— Begin —

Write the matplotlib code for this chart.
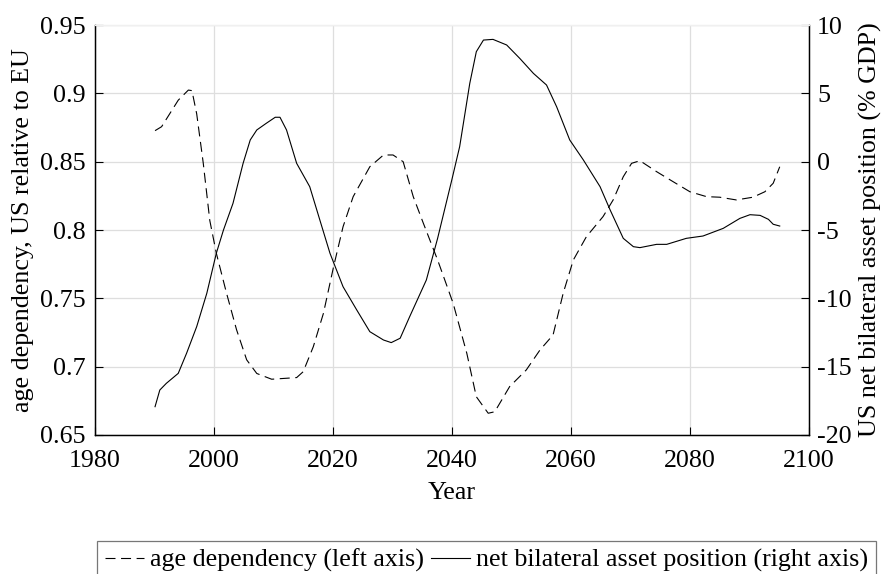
import matplotlib
matplotlib.use("Agg")
import matplotlib.pyplot as plt

plt.rcParams['font.family'] = ['Liberation Serif', 'DejaVu Serif']
plt.rcParams['mathtext.fontset'] = 'stix'

# Age dependency ratio, US relative to EU (left axis)
age_years = [1990.1, 1991.2, 1994.0, 1995.7, 1996.3, 1997.1, 1998.2, 1999.3, 2000.4,
             2002.1, 2003.8, 2005.5, 2007.2, 2009.7, 2013.9, 2015.0, 2016.7, 2018.4,
             2020.1, 2021.7, 2023.4, 2026.2, 2028.5, 2030.1, 2031.8, 2033.5, 2035.2,
             2037.6, 2040.2, 2042.5, 2044.1, 2045.3, 2046.1, 2047.2, 2049.7, 2052.5,
             2054.8, 2057.0, 2058.7, 2060.4, 2062.6, 2065.4, 2067.1, 2068.8, 2070.2,
             2071.6, 2074.4, 2077.2, 2080.0, 2082.8, 2085.0, 2087.8, 2090.6, 2092.6,
             2094.0, 2095.1]
age_dependency = [0.8727, 0.8756, 0.895, 0.9024, 0.902, 0.885, 0.849, 0.807, 0.783,
                  0.754, 0.727, 0.705, 0.695, 0.6908, 0.692, 0.6963, 0.7146, 0.739,
                  0.773, 0.8024, 0.8244, 0.8463, 0.8549, 0.8549, 0.850, 0.8244, 0.8049,
                  0.778, 0.7464, 0.7098, 0.678, 0.6707, 0.6659, 0.667, 0.6854, 0.6976,
                  0.7122, 0.7232, 0.7537, 0.778, 0.7951, 0.8098, 0.822, 0.839, 0.8488,
                  0.8507, 0.8427, 0.8353, 0.828, 0.8244, 0.824, 0.822, 0.824, 0.828,
                  0.8342, 0.8463]

# Net bilateral asset position, % of GDP (right axis)
nfa_years = [1990.1, 1990.9, 1992.0, 1994.0, 1995.4, 1997.1, 1998.8, 2000.4, 2001.6,
             2003.2, 2004.9, 2006.1, 2007.2, 2008.8, 2010.3, 2011.1, 2012.2, 2013.9,
             2016.1, 2017.8, 2019.5, 2021.7, 2024.0, 2026.2, 2028.5, 2029.8, 2031.3,
             2032.9, 2035.7, 2037.6, 2040.0, 2041.3, 2043.0, 2044.1, 2045.3, 2046.9,
             2049.2, 2051.4, 2053.7, 2055.9, 2057.6, 2059.8, 2062.1, 2064.9, 2066.6,
             2068.8, 2070.5, 2071.6, 2074.4, 2076.1, 2079.4, 2082.2, 2085.6, 2088.4,
             2090.1, 2091.8, 2093.2, 2094.0, 2095.1]
nfa_position = [-17.93, -16.71, -16.22, -15.49, -14.02, -12.07, -9.63, -6.70, -5.0,
                -3.05, -0.12, 1.59, 2.32, 2.81, 3.25, 3.25, 2.32, -0.12,
                -1.83, -4.27, -6.70, -9.15, -10.85, -12.44, -13.05, -13.24, -12.92,
                -11.34, -8.66, -5.6, -1.3, 1.10, 5.73, 8.05, 8.90, 8.95,
                8.54, 7.56, 6.46, 5.61, 4.02, 1.59, 0.12, -1.83, -3.54,
                -5.61, -6.22, -6.29, -6.05, -6.05, -5.61, -5.44, -4.88, -4.15,
                -3.88, -3.93, -4.22, -4.58, -4.71]

x_ticks = [1980, 2000, 2020, 2040, 2060, 2080, 2100]
left_ticks = [0.65, 0.7, 0.75, 0.8, 0.85, 0.9, 0.95]
left_labels = ['0.65', '0.7', '0.75', '0.8', '0.85', '0.9', '0.95']
right_ticks = [-20, -15, -10, -5, 0, 5, 10]
right_labels = ['-20', '-15', '-10', '-5', '0', '5', '10']

fs = 18.7
grid_color = '#dedede'

fig = plt.figure(figsize=(8.85, 5.74), dpi=100)
ax = fig.add_axes([0.1073, 0.2422, 0.8067, 0.7142])
ax2 = ax.twinx()

l1, = ax.plot(age_years, age_dependency, color='black', lw=0.8, dashes=(9, 5))
l2, = ax2.plot(nfa_years, nfa_position, color='black', lw=0.8)

ax.set_xlim(1980, 2100)
ax.set_ylim(0.65, 0.95)
ax2.set_ylim(-20, 10)

ax.set_xticks(x_ticks)
ax.set_xticklabels([str(t) for t in x_ticks])
ax.set_yticks(left_ticks)
ax.set_yticklabels(left_labels)
ax2.set_yticks(right_ticks)
ax2.set_yticklabels(right_labels)

ax.grid(True, color=grid_color, lw=0.9)
ax.set_axisbelow(True)

for a in (ax, ax2):
    a.tick_params(direction='in', length=6, width=0.8, labelsize=fs, color='black')
    for s in a.spines.values():
        s.set_linewidth(0.9)
    a.spines['top'].set_color('#f0f0f0')
ax.tick_params(axis='y', pad=7)
ax.tick_params(axis='x', pad=11)
ax2.tick_params(axis='y', pad=6)
ax.tick_params(top=False, right=False)
ax2.tick_params(left=False)

ax.set_xlabel('Year', fontsize=fs, labelpad=7)
ax.set_ylabel('age dependency, US relative to EU', fontsize=fs, labelpad=4)
ax2.set_ylabel('US net bilateral asset position (% GDP)', fontsize=fs, labelpad=5)

leg = fig.legend([l1, l2],
                 ['age dependency (left axis)', 'net bilateral asset position (right axis)'],
                 loc='upper left', bbox_to_anchor=(0.1096, 0.0575), ncol=2,
                 fontsize=fs, frameon=True, fancybox=False, handlelength=1.5,
                 handletextpad=0.25, columnspacing=0.25, borderpad=0.3,
                 borderaxespad=0.0)
leg.get_frame().set_edgecolor('#555555')
leg.get_frame().set_linewidth(0.9)

fig.savefig('out.png', dpi=100)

— End —

> [WHAT IS ASKED]: Return the material word for word. Pictures are not part of the copy.

> [CORRECT RESULT]:
Write the matplotlib code for this chart.
import matplotlib
matplotlib.use("Agg")
import matplotlib.pyplot as plt

plt.rcParams['font.family'] = ['Liberation Serif', 'DejaVu Serif']
plt.rcParams['mathtext.fontset'] = 'stix'

# Age dependency ratio, US relative to EU (left axis)
age_years = [1990.1, 1991.2, 1994.0, 1995.7, 1996.3, 1997.1, 1998.2, 1999.3, 2000.4,
             2002.1, 2003.8, 2005.5, 2007.2, 2009.7, 2013.9, 2015.0, 2016.7, 2018.4,
             2020.1, 2021.7, 2023.4, 2026.2, 2028.5, 2030.1, 2031.8, 2033.5, 2035.2,
             2037.6, 2040.2, 2042.5, 2044.1, 2045.3, 2046.1, 2047.2, 2049.7, 2052.5,
             2054.8, 2057.0, 2058.7, 2060.4, 2062.6, 2065.4, 2067.1, 2068.8, 2070.2,
             2071.6, 2074.4, 2077.2, 2080.0, 2082.8, 2085.0, 2087.8, 2090.6, 2092.6,
             2094.0, 2095.1]
age_dependency = [0.8727, 0.8756, 0.895, 0.9024, 0.902, 0.885, 0.849, 0.807, 0.783,
                  0.754, 0.727, 0.705, 0.695, 0.6908, 0.692, 0.6963, 0.7146, 0.739,
                  0.773, 0.8024, 0.8244, 0.8463, 0.8549, 0.8549, 0.850, 0.8244, 0.8049,
                  0.778, 0.7464, 0.7098, 0.678, 0.6707, 0.6659, 0.667, 0.6854, 0.6976,
                  0.7122, 0.7232, 0.7537, 0.778, 0.7951, 0.8098, 0.822, 0.839, 0.8488,
                  0.8507, 0.8427, 0.8353, 0.828, 0.8244, 0.824, 0.822, 0.824, 0.828,
                  0.8342, 0.8463]

# Net bilateral asset position, % of GDP (right axis)
nfa_years = [1990.1, 1990.9, 1992.0, 1994.0, 1995.4, 1997.1, 1998.8, 2000.4, 2001.6,
             2003.2, 2004.9, 2006.1, 2007.2, 2008.8, 2010.3, 2011.1, 2012.2, 2013.9,
             2016.1, 2017.8, 2019.5, 2021.7, 2024.0, 2026.2, 2028.5, 2029.8, 2031.3,
             2032.9, 2035.7, 2037.6, 2040.0, 2041.3, 2043.0, 2044.1, 2045.3, 2046.9,
             2049.2, 2051.4, 2053.7, 2055.9, 2057.6, 2059.8, 2062.1, 2064.9, 2066.6,
             2068.8, 2070.5, 2071.6, 2074.4, 2076.1, 2079.4, 2082.2, 2085.6, 2088.4,
             2090.1, 2091.8, 2093.2, 2094.0, 2095.1]
nfa_position = [-17.93, -16.71, -16.22, -15.49, -14.02, -12.07, -9.63, -6.70, -5.0,
                -3.05, -0.12, 1.59, 2.32, 2.81, 3.25, 3.25, 2.32, -0.12,
                -1.83, -4.27, -6.70, -9.15, -10.85, -12.44, -13.05, -13.24, -12.92,
                -11.34, -8.66, -5.6, -1.3, 1.10, 5.73, 8.05, 8.90, 8.95,
                8.54, 7.56, 6.46, 5.61, 4.02, 1.59, 0.12, -1.83, -3.54,
                -5.61, -6.22, -6.29, -6.05, -6.05, -5.61, -5.44, -4.88, -4.15,
                -3.88, -3.93, -4.22, -4.58, -4.71]

x_ticks = [1980, 2000, 2020, 2040, 2060, 2080, 2100]
left_ticks = [0.65, 0.7, 0.75, 0.8, 0.85, 0.9, 0.95]
left_labels = ['0.65', '0.7', '0.75', '0.8', '0.85', '0.9', '0.95']
right_ticks = [-20, -15, -10, -5, 0, 5, 10]
right_labels = ['-20', '-15', '-10', '-5', '0', '5', '10']

fs = 18.7
grid_color = '#dedede'

fig = plt.figure(figsize=(8.85, 5.74), dpi=100)
ax = fig.add_axes([0.1073, 0.2422, 0.8067, 0.7142])
ax2 = ax.twinx()

l1, = ax.plot(age_years, age_dependency, color='black', lw=0.8, dashes=(9, 5))
l2, = ax2.plot(nfa_years, nfa_position, color='black', lw=0.8)

ax.set_xlim(1980, 2100)
ax.set_ylim(0.65, 0.95)
ax2.set_ylim(-20, 10)

ax.set_xticks(x_ticks)
ax.set_xticklabels([str(t) for t in x_ticks])
ax.set_yticks(left_ticks)
ax.set_yticklabels(left_labels)
ax2.set_yticks(right_ticks)
ax2.set_yticklabels(right_labels)

ax.grid(True, color=grid_color, lw=0.9)
ax.set_axisbelow(True)

for a in (ax, ax2):
    a.tick_params(direction='in', length=6, width=0.8, labelsize=fs, color='black')
    for s in a.spines.values():
        s.set_linewidth(0.9)
    a.spines['top'].set_color('#f0f0f0')
ax.tick_params(axis='y', pad=7)
ax.tick_params(axis='x', pad=11)
ax2.tick_params(axis='y', pad=6)
ax.tick_params(top=False, right=False)
ax2.tick_params(left=False)

ax.set_xlabel('Year', fontsize=fs, labelpad=7)
ax.set_ylabel('age dependency, US relative to EU', fontsize=fs, labelpad=4)
ax2.set_ylabel('US net bilateral asset position (% GDP)', fontsize=fs, labelpad=5)

leg = fig.legend([l1, l2],
                 ['age dependency (left axis)', 'net bilateral asset position (right axis)'],
                 loc='upper left', bbox_to_anchor=(0.1096, 0.0575), ncol=2,
                 fontsize=fs, frameon=True, fancybox=False, handlelength=1.5,
                 handletextpad=0.25, columnspacing=0.25, borderpad=0.3,
                 borderaxespad=0.0)
leg.get_frame().set_edgecolor('#555555')
leg.get_frame().set_linewidth(0.9)

fig.savefig('out.png', dpi=100)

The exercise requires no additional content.